5 bad habits to leave behind in 2016
Bad habits are most often categorised as self-destructive behaviours, which can best be defined as the voluntary destruction of something by itself. More often than not, these behaviours stem from an inability to handle or express emotions in a healthy, effective manner and as a result, impact negatively on mental wellbeing as well as physical health. It’s important to know that self-destructive behaviour is a choice, so here are a few of those habits you should say no to in the new year.
When you’re in a bit of a mess, whether it’s emotionally, at work, school, or in your day-to-day life, it’s easy to confuse what being a strong person means. The idea of needing help is often associated with weakness because of the fact that when you recognise you need it, you’re acknowledging that you can’t do everything on your own. Needing help is okay, and you should allow your friends, family or even a psychologist to offer a hand, and take it when they do. This life thing isn’t easy choma, so learn to let people into your life, the good and the bad parts.
Failing to take action falls on the more passive side of self-destructive habits, meaning even though you know something is bad, you deliberately avoid trying to make the situation better for yourself by attempting to fix it. This attitude of giving up is very detrimental to your productivity and self-esteem, because you might find yourself in a trap of believing that a situation can never get better. Remembering to tell yourself that there’s always a solution is the best first step you can take to be free from a self-defeating mindset.
Neglecting your health
Ignoring any mental or physical health issues you do, or think you may have is a very risky habit to keep. Something that may be easily pushed aside at first can develop into a very severe problem that can get in the way of living a healthy normal life. There’s no shame in making sure you’re well informed about the state of your health, choma. Seeing a psychologist (or psychiatrist if you need), going for routine HIV and STI testing, and regular check-ups with your GP is giving yourself the power to take your wellbeing into your own hands.

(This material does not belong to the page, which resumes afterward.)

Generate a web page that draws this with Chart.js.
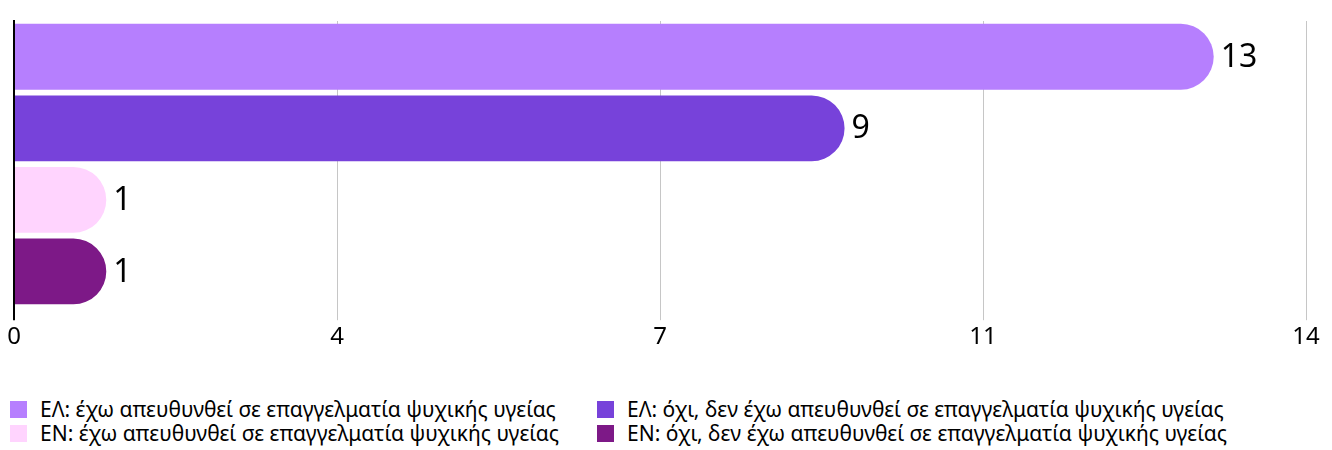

Sometimes you may feel that you don’t deserve the love that comes from family, friends or a lover and as a result, will try to sabotage the entire relationship. This self-destructive habit includes a wide range of behaviours and attitudes, such as emotional manipulation, violence, possessiveness, jealousy and so much more. Relationship sabotage goes hand in hand with “social suicide”, which is when you purposefully detach yourself from the people around you. Learn to believe that you are worthy of good, healthy love, despite your flaws.
Over (and under-) eating, over spending, as well as substance abuse, are amongst the most common, physical forms of self-destructive behaviour. This is often a cry out for help but in the wrong places, for instance, where you should be finding comfort in a friend or family, you might find an escape through alcohol, food or excess shopping even when you can’t afford to.
Habits are choices we choose to make every day, the longer we make the same decision, the harder it may be to make a different one. The New Year is always a good time to make a healthy change and stick to it, choma.